Posted: Sep 20, 2013 5:51 pm
by Rumraket
Mick wrote:
Rumraket wrote:
Mick wrote:
Rumraket wrote:
What does that even mean? As a christian, surely you believe in a soul and an afterlife?


I'm sorry that you don't want to shoulder your burden of proof. :dunno:



It means that the idea of disembodied minds like that in Ghost are simply not part of Thomist thought.

I will shoulder a burden of proof. The objection was that your burden is lighter, and that is typical of atheists here on RS.

Once again you missed a question.
I think it's really just the nature of the topic. Extraordinary claims require extraordinary evidence.


That is dependent on your perspective. On my view, materialism or physicialism is an extraordinary claim.
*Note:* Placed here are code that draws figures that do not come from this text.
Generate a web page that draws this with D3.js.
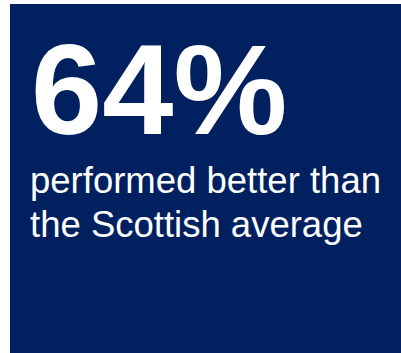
<!DOCTYPE html>
<html>
<head>
<meta charset="utf-8">
<script src="https://cdn.jsdelivr.net/npm/d3@7"></script>
<style>
  html, body { margin: 0; padding: 0; background: #fff; }
</style>
</head>
<body>
<div class="container"></div>
<script>
// headline figure and its caption
const values = [64]
const captionLines = ['performed better than', 'the Scottish average']

const W = 401, H = 353

const svg = d3.select('.container')
    .append('svg')
    .attr('width', W)
    .attr('height', H)

// navy panel
svg.append('rect')
    .attr('x', 10)
    .attr('y', 4)
    .attr('width', W - 10)
    .attr('height', H - 4)
    .attr('fill', '#002060')

// big percentage
svg.selectAll('text.big')
    .data(values)
    .join('text')
    .attr('class', 'big')
    .attr('x', 31)
    .attr('y', 134)
    .attr('fill', '#fff')
    .style('font-family', '"Liberation Sans", Arial, sans-serif')
    .style('font-weight', 'bold')
    .style('font-size', '128px')
    .text(d => d3.format('d')(d) + '%')

// caption lines
svg.selectAll('text.cap')
    .data(captionLines)
    .join('text')
    .attr('class', 'cap')
    .attr('x', 30)
    .attr('y', (d, i) => 193 + i * 44)
    .attr('fill', '#fff')
    .style('font-family', '"Liberation Sans", Arial, sans-serif')
    .style('font-size', '36.5px')
    .text(d => d)
</script>
</body>
</html>
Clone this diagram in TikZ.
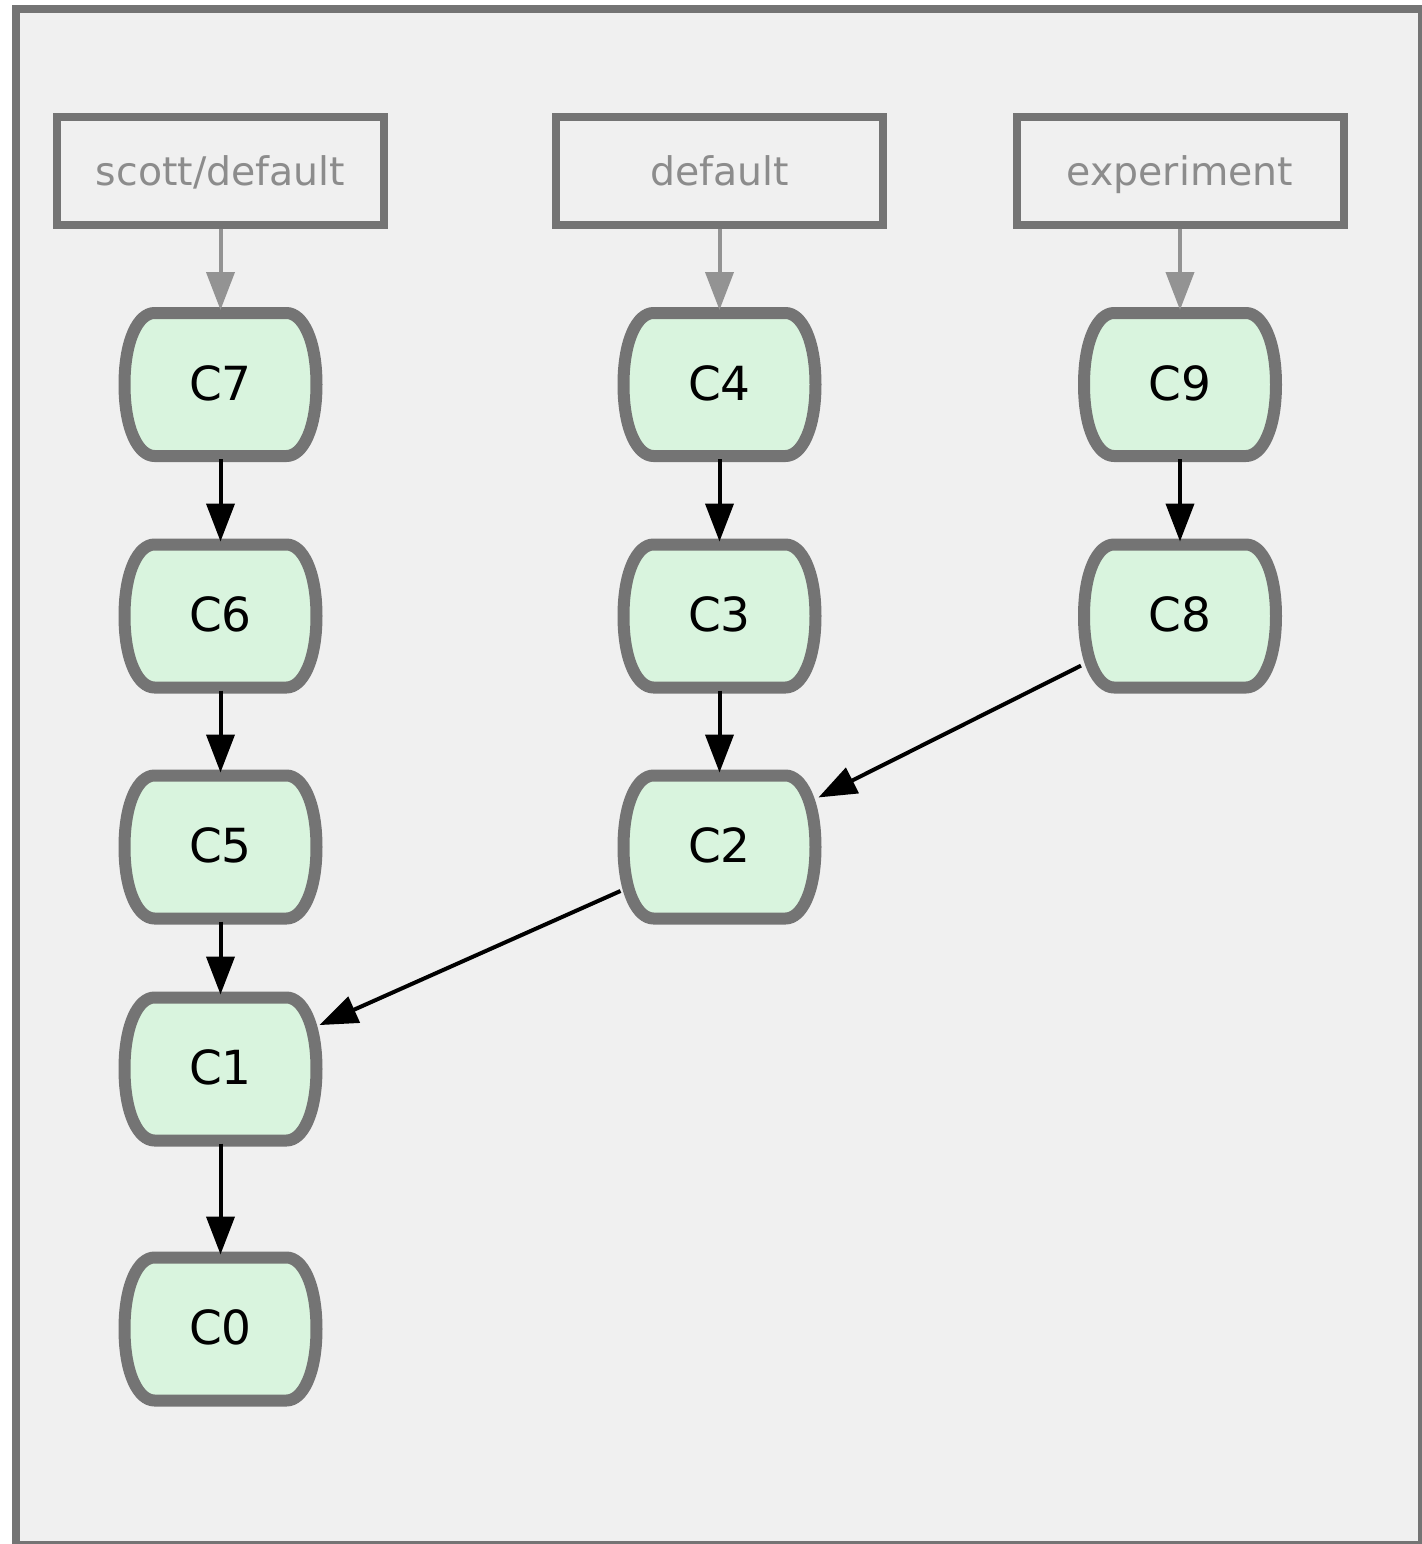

From an evidentialist perspective, there isn't evidence of anything else. This is not a claim of certainty that there isn't something more, or that it is logically impossible to exist, only that there is no empirical evidence to justify it. Although I'm sympathetic to complaints that proponents of "the immaterial/supernatural" is erecting incomprehensible propositions, I have to be mindful that my comprehension isn't a requirement of the true nature of things.

What little philosophical arguments are erected in support of "non-physicalism" (for lack of a better term) it seems to me at bottom all reduce to arguments from ignorance. Basically it all boils down to people not being able to understand how matter, energy and the interactions between them in space and time, can produce phenomenon x.